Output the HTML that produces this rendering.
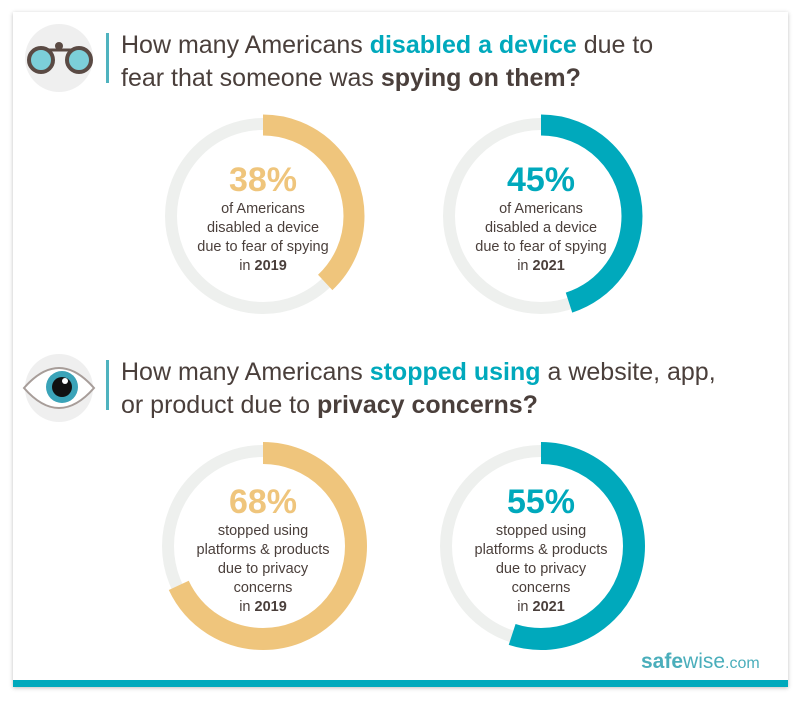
<!DOCTYPE html><html><head><style>
body{margin:0;width:801px;height:707px;background:#fff;font-family:"Liberation Sans",sans-serif;position:relative;overflow:hidden}
.card{position:absolute;left:13px;top:12px;width:775px;height:675px;background:#fff;box-shadow:0 1px 4px rgba(0,0,0,.25)}
.bar{position:absolute;left:13px;top:680px;width:775px;height:7px;background:#00a9bc}
.h{position:absolute;left:121px;font-size:25px;color:#4a3f3b;line-height:33px}
.h b{font-weight:bold}.t{color:#00a9bc}
.vl{position:absolute;left:106px;width:3px;background:#4fb3bf}
.lbl{position:absolute;width:200px;text-align:center;color:#4a3f3b;font-size:14.5px;line-height:19px}
.lbl .p{font-size:34px;font-weight:bold;line-height:40px;display:block}
.logo{position:absolute;left:641px;top:650px;font-size:21px;color:#4aaebb}
</style></head><body>
<div class="card"></div><div class="bar"></div>
<svg width="801" height="707" style="position:absolute;left:0;top:0">
<circle cx="59" cy="58" r="34" fill="#efefef"/>
<line x1="44" y1="50" x2="76" y2="50" stroke="#5a4a44" stroke-width="3"/>
<circle cx="59" cy="46" r="4" fill="#5a4a44"/>
<circle cx="41" cy="60" r="12" fill="#7ccfd9" stroke="#5a4a44" stroke-width="4"/>
<circle cx="79" cy="60" r="12" fill="#7ccfd9" stroke="#5a4a44" stroke-width="4"/>
<circle cx="59" cy="388" r="34" fill="#efefef"/>
<path d="M24 388 Q59 348 94 388 Q59 428 24 388Z" fill="#fff" stroke="#a79d99" stroke-width="2"/>
<circle cx="62" cy="387" r="16" fill="#3aa3b8"/><circle cx="62" cy="387" r="10" fill="#111"/><circle cx="65" cy="381" r="3" fill="#fff"/>
<g fill="none">
<circle cx="263" cy="216" r="92" stroke="#eef0ee" stroke-width="12"/>
<circle cx="263" cy="216" r="91" stroke="#efc57c" stroke-width="21" stroke-dasharray="217.3 1000" transform="rotate(-90 263 216)"/>
<circle cx="541" cy="216" r="92" stroke="#eef0ee" stroke-width="12"/>
<circle cx="541" cy="216" r="91" stroke="#00a9bc" stroke-width="21" stroke-dasharray="257.3 1000" transform="rotate(-90 541 216)"/>
<circle cx="263" cy="546" r="95" stroke="#eef0ee" stroke-width="12"/>
<circle cx="263" cy="546" r="93" stroke="#efc57c" stroke-width="22" stroke-dasharray="397.4 1000" transform="rotate(-90 263 546)"/>
<circle cx="541" cy="546" r="95" stroke="#eef0ee" stroke-width="12"/>
<circle cx="541" cy="546" r="93" stroke="#00a9bc" stroke-width="22" stroke-dasharray="321.4 1000" transform="rotate(-90 541 546)"/>
</g></svg>
<div class="vl" style="top:33px;height:50px"></div>
<div class="vl" style="top:360px;height:50px"></div>
<div class="h" style="top:29px">How many Americans <b class="t">disabled a device</b> due to<br>fear that someone was <b>spying on them?</b></div>
<div class="h" style="top:356px">How many Americans <b class="t">stopped using</b> a website, app,<br>or product due to <b>privacy concerns?</b></div>
<div class="lbl" style="left:163px;top:160px"><span class="p" style="color:#efc57c">38%</span>of Americans<br>disabled a device<br>due to fear of spying<br>in <b>2019</b></div>
<div class="lbl" style="left:441px;top:160px"><span class="p" style="color:#00a9bc">45%</span>of Americans<br>disabled a device<br>due to fear of spying<br>in <b>2021</b></div>
<div class="lbl" style="left:163px;top:482px"><span class="p" style="color:#efc57c">68%</span>stopped using<br>platforms &amp; products<br>due to privacy<br>concerns<br>in <b>2019</b></div>
<div class="lbl" style="left:441px;top:482px"><span class="p" style="color:#00a9bc">55%</span>stopped using<br>platforms &amp; products<br>due to privacy<br>concerns<br>in <b>2021</b></div>
<div class="logo"><b>safe</b>wise<span style="font-size:16px">.com</span></div>
</body></html>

[Exercise brief] Print out the material word for word, omitting the pictures.

[Task output]
Output the HTML that produces this rendering.
<!DOCTYPE html><html><head><style>
body{margin:0;width:801px;height:707px;background:#fff;font-family:"Liberation Sans",sans-serif;position:relative;overflow:hidden}
.card{position:absolute;left:13px;top:12px;width:775px;height:675px;background:#fff;box-shadow:0 1px 4px rgba(0,0,0,.25)}
.bar{position:absolute;left:13px;top:680px;width:775px;height:7px;background:#00a9bc}
.h{position:absolute;left:121px;font-size:25px;color:#4a3f3b;line-height:33px}
.h b{font-weight:bold}.t{color:#00a9bc}
.vl{position:absolute;left:106px;width:3px;background:#4fb3bf}
.lbl{position:absolute;width:200px;text-align:center;color:#4a3f3b;font-size:14.5px;line-height:19px}
.lbl .p{font-size:34px;font-weight:bold;line-height:40px;display:block}
.logo{position:absolute;left:641px;top:650px;font-size:21px;color:#4aaebb}
</style></head><body>
<div class="card"></div><div class="bar"></div>
<svg width="801" height="707" style="position:absolute;left:0;top:0">
<circle cx="59" cy="58" r="34" fill="#efefef"/>
<line x1="44" y1="50" x2="76" y2="50" stroke="#5a4a44" stroke-width="3"/>
<circle cx="59" cy="46" r="4" fill="#5a4a44"/>
<circle cx="41" cy="60" r="12" fill="#7ccfd9" stroke="#5a4a44" stroke-width="4"/>
<circle cx="79" cy="60" r="12" fill="#7ccfd9" stroke="#5a4a44" stroke-width="4"/>
<circle cx="59" cy="388" r="34" fill="#efefef"/>
<path d="M24 388 Q59 348 94 388 Q59 428 24 388Z" fill="#fff" stroke="#a79d99" stroke-width="2"/>
<circle cx="62" cy="387" r="16" fill="#3aa3b8"/><circle cx="62" cy="387" r="10" fill="#111"/><circle cx="65" cy="381" r="3" fill="#fff"/>
<g fill="none">
<circle cx="263" cy="216" r="92" stroke="#eef0ee" stroke-width="12"/>
<circle cx="263" cy="216" r="91" stroke="#efc57c" stroke-width="21" stroke-dasharray="217.3 1000" transform="rotate(-90 263 216)"/>
<circle cx="541" cy="216" r="92" stroke="#eef0ee" stroke-width="12"/>
<circle cx="541" cy="216" r="91" stroke="#00a9bc" stroke-width="21" stroke-dasharray="257.3 1000" transform="rotate(-90 541 216)"/>
<circle cx="263" cy="546" r="95" stroke="#eef0ee" stroke-width="12"/>
<circle cx="263" cy="546" r="93" stroke="#efc57c" stroke-width="22" stroke-dasharray="397.4 1000" transform="rotate(-90 263 546)"/>
<circle cx="541" cy="546" r="95" stroke="#eef0ee" stroke-width="12"/>
<circle cx="541" cy="546" r="93" stroke="#00a9bc" stroke-width="22" stroke-dasharray="321.4 1000" transform="rotate(-90 541 546)"/>
</g></svg>
<div class="vl" style="top:33px;height:50px"></div>
<div class="vl" style="top:360px;height:50px"></div>
<div class="h" style="top:29px">How many Americans <b class="t">disabled a device</b> due to<br>fear that someone was <b>spying on them?</b></div>
<div class="h" style="top:356px">How many Americans <b class="t">stopped using</b> a website, app,<br>or product due to <b>privacy concerns?</b></div>
<div class="lbl" style="left:163px;top:160px"><span class="p" style="color:#efc57c">38%</span>of Americans<br>disabled a device<br>due to fear of spying<br>in <b>2019</b></div>
<div class="lbl" style="left:441px;top:160px"><span class="p" style="color:#00a9bc">45%</span>of Americans<br>disabled a device<br>due to fear of spying<br>in <b>2021</b></div>
<div class="lbl" style="left:163px;top:482px"><span class="p" style="color:#efc57c">68%</span>stopped using<br>platforms &amp; products<br>due to privacy<br>concerns<br>in <b>2019</b></div>
<div class="lbl" style="left:441px;top:482px"><span class="p" style="color:#00a9bc">55%</span>stopped using<br>platforms &amp; products<br>due to privacy<br>concerns<br>in <b>2021</b></div>
<div class="logo"><b>safe</b>wise<span style="font-size:16px">.com</span></div>
</body></html>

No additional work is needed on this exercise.